Nous l’avons vu : des hommes qui attendent sous le soleil pendant des heures dans l’espoir d’un simple repas. C’est une humiliation difficile à supporter quand on la voit de ses propres yeux. Elle est moralement inacceptable et injustifiable.

Nous soutenons donc le travail de tous les acteurs humanitaires — locaux et internationaux, chrétiens et musulmans, religieux et laïques — qui risquent tout pour apporter la vie dans cette mer de dévastation humaine.

Et aujourd’hui, nous élevons nos voix pour lancer un appel aux dirigeants de cette région et du monde entier : il ne peut y avoir d’avenir fondé sur la captivité, le déplacement des Palestiniens ou la vengeance.

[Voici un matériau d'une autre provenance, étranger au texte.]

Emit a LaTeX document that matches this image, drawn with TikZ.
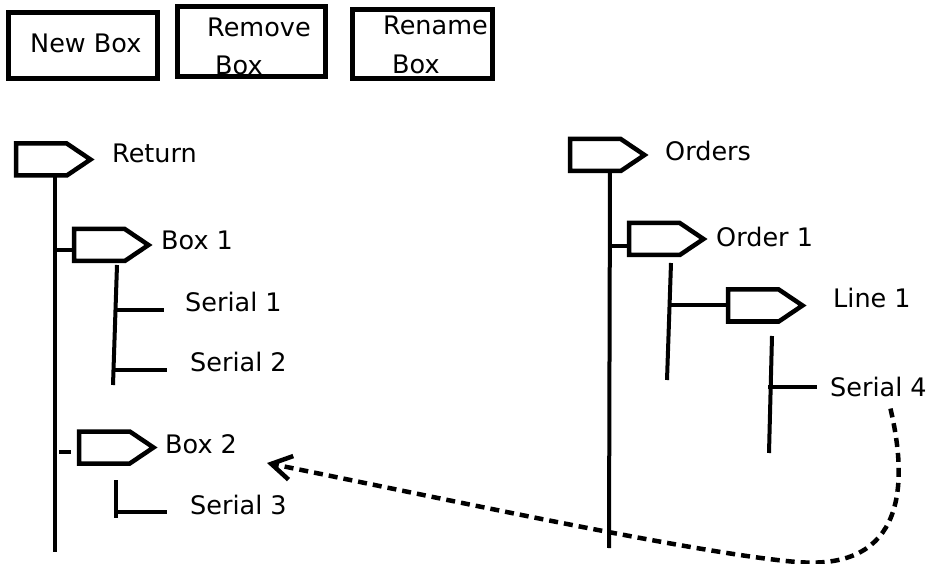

Il doit y avoir un moyen de restaurer la vie, la dignité et toute l’humanité perdue. Nous faisons nôtres les paroles du pape Léon XIV prononcées dimanche dernier lors de l’Angélus :

« Je renouvelle mon appel à la communauté internationale pour qu’elle respecte le droit humanitaire et son obligation de protéger les civils, ainsi que l’interdiction des punitions collectives, de l’usage indiscriminé de la force et du déplacement forcé de la population. »

Il est temps de mettre fin à cette absurdité, de mettre fin à la guerre et de faire du bien commun des peuples la priorité absolue.

Nous prions et appelons à la libération de toutes les personnes privées de liberté, au retour des disparus et des otages, et à la guérison des familles qui souffrent depuis longtemps de tous les côtés.

Lorsque cette guerre sera terminée, nous aurons un long chemin à parcourir pour entamer le processus de guérison et de réconciliation entre le peuple palestinien et le peuple israélien, après les trop nombreuses blessures que cette guerre a causées dans la vie d’un trop grand nombre : une réconciliation authentique, douloureuse et courageuse. Sans oublier, mais en pardonnant. Sans effacer les blessures, mais en les transformant en sagesse. Seule une telle voie peut rendre la paix possible, non seulement sur le plan politique, mais aussi sur le plan humain.

En tant que bergers de l’Église en Terre Sainte, nous renouvelons notre engagement en faveur d’une paix juste, d’une dignité inconditionnelle et d’un amour qui transcende toutes les frontières.

Ne faisons pas de la paix un slogan, alors que la guerre reste le pain quotidien des pauvres.